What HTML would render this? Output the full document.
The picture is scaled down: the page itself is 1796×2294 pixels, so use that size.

---

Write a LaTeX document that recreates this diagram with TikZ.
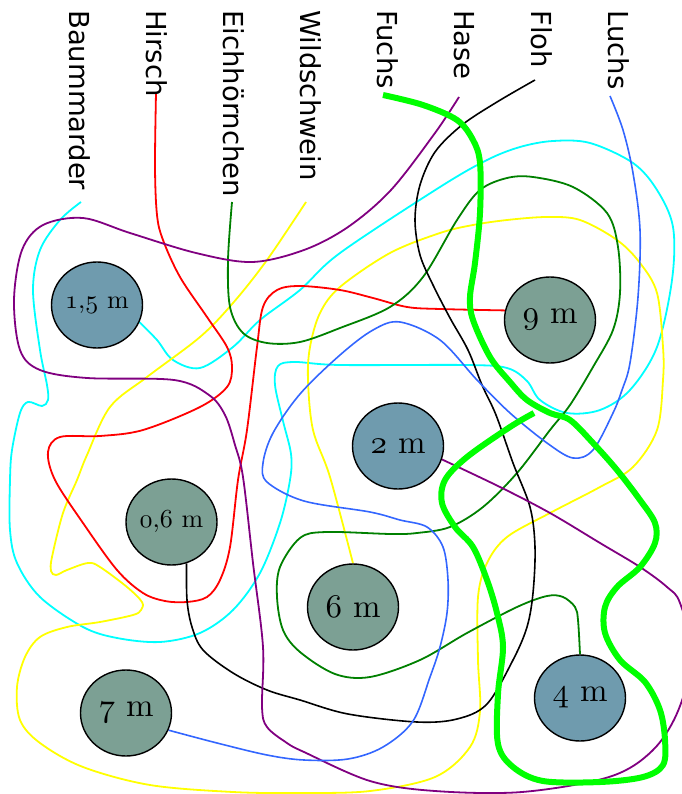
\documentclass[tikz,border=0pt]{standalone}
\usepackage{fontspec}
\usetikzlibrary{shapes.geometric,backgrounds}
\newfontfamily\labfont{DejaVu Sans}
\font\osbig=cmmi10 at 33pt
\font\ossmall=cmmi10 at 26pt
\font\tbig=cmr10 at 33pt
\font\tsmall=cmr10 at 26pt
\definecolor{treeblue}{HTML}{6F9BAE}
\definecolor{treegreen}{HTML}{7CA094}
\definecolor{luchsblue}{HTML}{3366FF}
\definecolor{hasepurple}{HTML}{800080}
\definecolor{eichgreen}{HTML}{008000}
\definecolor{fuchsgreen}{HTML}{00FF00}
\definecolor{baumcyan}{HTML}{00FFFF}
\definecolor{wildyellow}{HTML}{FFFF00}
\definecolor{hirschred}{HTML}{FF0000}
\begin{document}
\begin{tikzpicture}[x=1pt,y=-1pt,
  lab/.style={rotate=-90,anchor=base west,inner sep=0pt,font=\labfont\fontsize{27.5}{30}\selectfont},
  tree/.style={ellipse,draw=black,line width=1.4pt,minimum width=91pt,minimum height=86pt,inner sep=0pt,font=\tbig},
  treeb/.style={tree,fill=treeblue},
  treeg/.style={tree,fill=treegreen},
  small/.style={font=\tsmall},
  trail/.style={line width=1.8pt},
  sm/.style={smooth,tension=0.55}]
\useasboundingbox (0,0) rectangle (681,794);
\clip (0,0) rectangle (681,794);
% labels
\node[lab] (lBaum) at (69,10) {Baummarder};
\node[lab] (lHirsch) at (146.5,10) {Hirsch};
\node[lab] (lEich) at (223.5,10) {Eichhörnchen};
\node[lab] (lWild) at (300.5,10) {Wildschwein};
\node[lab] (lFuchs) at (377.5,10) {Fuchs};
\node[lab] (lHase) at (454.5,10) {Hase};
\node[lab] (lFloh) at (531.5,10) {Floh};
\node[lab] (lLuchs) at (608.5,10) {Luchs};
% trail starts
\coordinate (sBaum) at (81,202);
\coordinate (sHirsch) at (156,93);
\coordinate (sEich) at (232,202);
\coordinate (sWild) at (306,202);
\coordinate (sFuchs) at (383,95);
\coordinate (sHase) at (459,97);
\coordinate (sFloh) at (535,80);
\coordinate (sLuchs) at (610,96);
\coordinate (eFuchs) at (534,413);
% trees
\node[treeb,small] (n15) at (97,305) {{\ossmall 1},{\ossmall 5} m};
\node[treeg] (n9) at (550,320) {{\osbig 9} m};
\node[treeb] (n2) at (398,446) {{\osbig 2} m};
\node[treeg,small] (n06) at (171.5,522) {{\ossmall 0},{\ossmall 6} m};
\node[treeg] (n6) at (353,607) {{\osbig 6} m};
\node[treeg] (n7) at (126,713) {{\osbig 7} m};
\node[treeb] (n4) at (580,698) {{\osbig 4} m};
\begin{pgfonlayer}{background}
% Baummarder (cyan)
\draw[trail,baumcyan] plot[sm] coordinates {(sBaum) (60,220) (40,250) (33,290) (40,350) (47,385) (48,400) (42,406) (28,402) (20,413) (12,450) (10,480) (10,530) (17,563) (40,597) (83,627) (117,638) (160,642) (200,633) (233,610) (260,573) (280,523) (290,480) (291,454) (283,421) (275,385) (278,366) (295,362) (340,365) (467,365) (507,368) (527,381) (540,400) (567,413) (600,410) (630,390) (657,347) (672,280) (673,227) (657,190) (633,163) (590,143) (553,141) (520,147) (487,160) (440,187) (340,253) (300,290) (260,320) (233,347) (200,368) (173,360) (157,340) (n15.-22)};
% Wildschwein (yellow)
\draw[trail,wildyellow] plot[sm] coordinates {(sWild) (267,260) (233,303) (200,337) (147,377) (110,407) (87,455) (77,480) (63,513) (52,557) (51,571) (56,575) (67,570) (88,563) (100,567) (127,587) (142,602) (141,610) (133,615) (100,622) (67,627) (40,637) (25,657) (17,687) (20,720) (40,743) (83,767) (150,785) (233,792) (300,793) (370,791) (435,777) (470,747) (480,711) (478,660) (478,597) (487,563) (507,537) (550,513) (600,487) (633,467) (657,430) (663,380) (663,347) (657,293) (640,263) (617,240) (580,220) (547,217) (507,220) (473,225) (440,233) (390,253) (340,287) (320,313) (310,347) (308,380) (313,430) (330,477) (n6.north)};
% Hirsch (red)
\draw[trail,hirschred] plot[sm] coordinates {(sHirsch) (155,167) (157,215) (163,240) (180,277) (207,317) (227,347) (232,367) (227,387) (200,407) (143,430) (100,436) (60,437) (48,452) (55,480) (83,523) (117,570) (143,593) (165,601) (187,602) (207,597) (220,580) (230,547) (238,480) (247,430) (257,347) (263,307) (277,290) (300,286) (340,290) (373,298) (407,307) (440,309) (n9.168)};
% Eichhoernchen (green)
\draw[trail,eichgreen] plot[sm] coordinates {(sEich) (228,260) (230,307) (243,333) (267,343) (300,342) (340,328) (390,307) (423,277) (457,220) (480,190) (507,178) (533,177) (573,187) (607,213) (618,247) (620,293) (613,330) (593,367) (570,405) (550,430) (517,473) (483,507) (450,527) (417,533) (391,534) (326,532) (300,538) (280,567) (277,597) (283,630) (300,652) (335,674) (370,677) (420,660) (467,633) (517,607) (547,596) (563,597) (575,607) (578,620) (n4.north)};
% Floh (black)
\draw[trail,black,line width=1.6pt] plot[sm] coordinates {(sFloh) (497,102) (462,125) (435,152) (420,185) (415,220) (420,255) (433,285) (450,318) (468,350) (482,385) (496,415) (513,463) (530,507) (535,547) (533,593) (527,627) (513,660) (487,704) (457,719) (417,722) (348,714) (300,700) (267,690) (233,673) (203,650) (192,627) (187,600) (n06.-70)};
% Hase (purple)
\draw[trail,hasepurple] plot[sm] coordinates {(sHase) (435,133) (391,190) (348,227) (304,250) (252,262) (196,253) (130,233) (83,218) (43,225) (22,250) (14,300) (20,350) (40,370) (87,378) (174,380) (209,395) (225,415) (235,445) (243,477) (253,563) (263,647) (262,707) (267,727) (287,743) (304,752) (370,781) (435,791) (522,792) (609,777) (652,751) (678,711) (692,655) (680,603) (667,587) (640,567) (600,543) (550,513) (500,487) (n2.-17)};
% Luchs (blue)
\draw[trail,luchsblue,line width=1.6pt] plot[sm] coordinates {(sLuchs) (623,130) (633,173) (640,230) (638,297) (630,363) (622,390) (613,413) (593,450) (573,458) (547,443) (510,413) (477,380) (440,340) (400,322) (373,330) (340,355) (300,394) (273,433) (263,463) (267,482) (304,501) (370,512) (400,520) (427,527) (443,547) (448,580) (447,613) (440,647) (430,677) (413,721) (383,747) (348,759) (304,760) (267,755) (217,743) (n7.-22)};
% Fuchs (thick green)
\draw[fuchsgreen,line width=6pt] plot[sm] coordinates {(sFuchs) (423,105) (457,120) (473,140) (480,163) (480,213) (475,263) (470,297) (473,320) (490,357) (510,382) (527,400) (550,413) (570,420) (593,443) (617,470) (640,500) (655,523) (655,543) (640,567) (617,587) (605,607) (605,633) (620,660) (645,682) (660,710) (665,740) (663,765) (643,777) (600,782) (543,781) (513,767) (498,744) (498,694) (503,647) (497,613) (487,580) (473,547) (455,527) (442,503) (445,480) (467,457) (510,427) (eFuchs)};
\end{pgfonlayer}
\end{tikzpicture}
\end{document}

* * *

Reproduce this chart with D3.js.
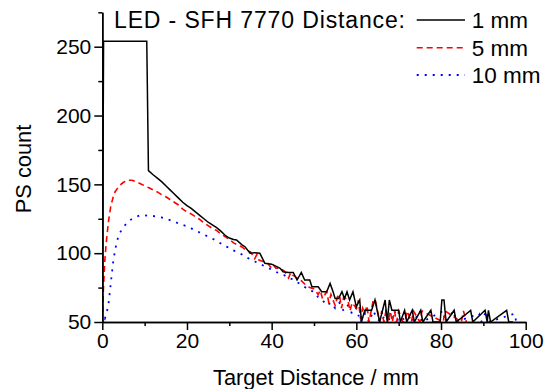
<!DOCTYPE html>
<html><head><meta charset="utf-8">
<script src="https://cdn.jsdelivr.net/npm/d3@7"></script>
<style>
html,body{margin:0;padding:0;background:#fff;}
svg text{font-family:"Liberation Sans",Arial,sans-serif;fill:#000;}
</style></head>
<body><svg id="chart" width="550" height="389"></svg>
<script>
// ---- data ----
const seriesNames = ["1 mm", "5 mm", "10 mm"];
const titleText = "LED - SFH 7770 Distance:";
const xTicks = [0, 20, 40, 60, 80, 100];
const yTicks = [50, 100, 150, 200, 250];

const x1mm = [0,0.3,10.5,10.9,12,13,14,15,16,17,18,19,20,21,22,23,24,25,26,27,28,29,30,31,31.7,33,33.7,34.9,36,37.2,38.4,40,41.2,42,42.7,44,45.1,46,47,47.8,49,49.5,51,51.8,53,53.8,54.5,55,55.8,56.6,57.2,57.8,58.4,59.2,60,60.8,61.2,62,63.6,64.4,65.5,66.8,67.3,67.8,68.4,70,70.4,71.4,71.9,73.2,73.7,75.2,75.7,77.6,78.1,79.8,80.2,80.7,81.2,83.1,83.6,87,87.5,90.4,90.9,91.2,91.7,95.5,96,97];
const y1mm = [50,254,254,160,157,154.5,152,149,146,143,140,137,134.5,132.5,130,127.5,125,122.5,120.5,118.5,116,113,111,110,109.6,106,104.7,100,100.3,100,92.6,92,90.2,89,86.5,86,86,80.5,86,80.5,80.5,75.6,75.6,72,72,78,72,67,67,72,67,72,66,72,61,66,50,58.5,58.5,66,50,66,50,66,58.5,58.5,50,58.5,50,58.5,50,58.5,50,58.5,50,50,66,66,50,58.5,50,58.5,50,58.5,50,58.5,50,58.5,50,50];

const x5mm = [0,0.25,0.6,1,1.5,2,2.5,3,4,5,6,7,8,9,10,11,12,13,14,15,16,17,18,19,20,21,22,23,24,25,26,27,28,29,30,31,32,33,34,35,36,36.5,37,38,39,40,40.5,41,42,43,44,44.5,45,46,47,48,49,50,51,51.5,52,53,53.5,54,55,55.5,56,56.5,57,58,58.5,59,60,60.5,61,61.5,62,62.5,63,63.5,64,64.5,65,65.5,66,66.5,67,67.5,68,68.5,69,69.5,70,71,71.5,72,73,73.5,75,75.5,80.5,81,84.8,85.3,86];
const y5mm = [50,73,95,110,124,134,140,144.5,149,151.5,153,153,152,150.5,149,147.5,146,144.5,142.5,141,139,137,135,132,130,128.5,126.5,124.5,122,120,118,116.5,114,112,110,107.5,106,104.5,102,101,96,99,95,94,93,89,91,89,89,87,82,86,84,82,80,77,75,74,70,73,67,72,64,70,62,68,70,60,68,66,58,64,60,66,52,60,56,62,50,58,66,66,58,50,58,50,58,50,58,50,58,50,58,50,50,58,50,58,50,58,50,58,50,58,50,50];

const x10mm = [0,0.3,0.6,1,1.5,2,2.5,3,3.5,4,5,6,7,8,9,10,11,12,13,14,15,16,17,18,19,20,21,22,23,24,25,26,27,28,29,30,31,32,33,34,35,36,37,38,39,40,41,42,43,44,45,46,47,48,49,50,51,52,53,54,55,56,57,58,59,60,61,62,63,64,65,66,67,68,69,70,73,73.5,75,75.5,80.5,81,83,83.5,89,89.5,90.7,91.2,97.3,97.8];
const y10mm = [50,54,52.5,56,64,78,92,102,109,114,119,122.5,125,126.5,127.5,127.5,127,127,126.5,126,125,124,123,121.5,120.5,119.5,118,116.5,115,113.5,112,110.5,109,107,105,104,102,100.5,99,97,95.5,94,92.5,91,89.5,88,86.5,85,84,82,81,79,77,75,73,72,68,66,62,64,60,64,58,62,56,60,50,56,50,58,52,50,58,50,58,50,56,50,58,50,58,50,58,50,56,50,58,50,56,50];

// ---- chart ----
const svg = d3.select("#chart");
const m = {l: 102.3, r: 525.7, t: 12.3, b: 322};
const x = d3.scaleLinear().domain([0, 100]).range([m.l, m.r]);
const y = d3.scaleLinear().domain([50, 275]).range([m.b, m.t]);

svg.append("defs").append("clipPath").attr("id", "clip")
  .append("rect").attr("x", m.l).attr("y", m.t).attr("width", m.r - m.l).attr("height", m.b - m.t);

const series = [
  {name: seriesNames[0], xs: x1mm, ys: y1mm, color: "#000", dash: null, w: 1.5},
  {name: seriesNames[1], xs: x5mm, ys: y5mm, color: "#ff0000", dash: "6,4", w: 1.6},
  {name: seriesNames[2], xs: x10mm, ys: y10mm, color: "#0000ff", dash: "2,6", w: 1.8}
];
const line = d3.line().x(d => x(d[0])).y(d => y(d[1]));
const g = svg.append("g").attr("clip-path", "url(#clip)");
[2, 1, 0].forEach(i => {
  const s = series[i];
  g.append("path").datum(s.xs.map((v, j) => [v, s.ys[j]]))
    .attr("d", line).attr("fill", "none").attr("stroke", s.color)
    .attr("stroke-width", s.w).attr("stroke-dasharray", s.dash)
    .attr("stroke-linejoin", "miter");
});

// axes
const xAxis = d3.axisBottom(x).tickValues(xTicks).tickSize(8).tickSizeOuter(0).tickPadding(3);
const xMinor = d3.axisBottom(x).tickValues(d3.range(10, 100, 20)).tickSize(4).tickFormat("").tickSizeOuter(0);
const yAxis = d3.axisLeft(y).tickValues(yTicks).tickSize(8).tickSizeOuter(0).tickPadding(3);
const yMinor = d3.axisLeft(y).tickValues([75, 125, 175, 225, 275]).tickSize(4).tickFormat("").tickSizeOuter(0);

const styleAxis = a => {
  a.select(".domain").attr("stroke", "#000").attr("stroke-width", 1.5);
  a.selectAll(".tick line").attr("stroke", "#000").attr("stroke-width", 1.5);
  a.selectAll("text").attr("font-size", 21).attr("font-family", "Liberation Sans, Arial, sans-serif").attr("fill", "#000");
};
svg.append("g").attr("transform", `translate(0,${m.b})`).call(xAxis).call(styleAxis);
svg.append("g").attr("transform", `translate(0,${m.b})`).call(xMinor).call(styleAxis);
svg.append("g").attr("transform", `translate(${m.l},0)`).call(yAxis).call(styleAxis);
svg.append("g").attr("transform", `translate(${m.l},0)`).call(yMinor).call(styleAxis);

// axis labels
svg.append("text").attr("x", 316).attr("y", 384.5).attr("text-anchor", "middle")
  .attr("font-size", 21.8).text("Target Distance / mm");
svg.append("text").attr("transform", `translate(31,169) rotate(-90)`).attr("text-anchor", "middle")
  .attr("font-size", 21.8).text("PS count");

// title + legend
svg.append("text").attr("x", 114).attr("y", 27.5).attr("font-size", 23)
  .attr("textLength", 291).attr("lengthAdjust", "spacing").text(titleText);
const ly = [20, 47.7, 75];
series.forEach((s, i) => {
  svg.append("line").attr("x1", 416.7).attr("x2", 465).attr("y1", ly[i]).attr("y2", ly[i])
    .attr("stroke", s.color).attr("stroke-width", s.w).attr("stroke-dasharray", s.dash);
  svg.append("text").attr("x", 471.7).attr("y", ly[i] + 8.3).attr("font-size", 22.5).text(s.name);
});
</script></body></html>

## What to work on
Give back the exact lines above, running from the one that has "Reproduce this chart with D3.js." through the one that has "const yTicks = [50, 100, 150, 200, 250];", with nothing added and no pictures.

## Task result
Reproduce this chart with D3.js.
<!DOCTYPE html>
<html><head><meta charset="utf-8">
<script src="https://cdn.jsdelivr.net/npm/d3@7"></script>
<style>
html,body{margin:0;padding:0;background:#fff;}
svg text{font-family:"Liberation Sans",Arial,sans-serif;fill:#000;}
</style></head>
<body><svg id="chart" width="550" height="389"></svg>
<script>
// ---- data ----
const seriesNames = ["1 mm", "5 mm", "10 mm"];
const titleText = "LED - SFH 7770 Distance:";
const xTicks = [0, 20, 40, 60, 80, 100];
const yTicks = [50, 100, 150, 200, 250];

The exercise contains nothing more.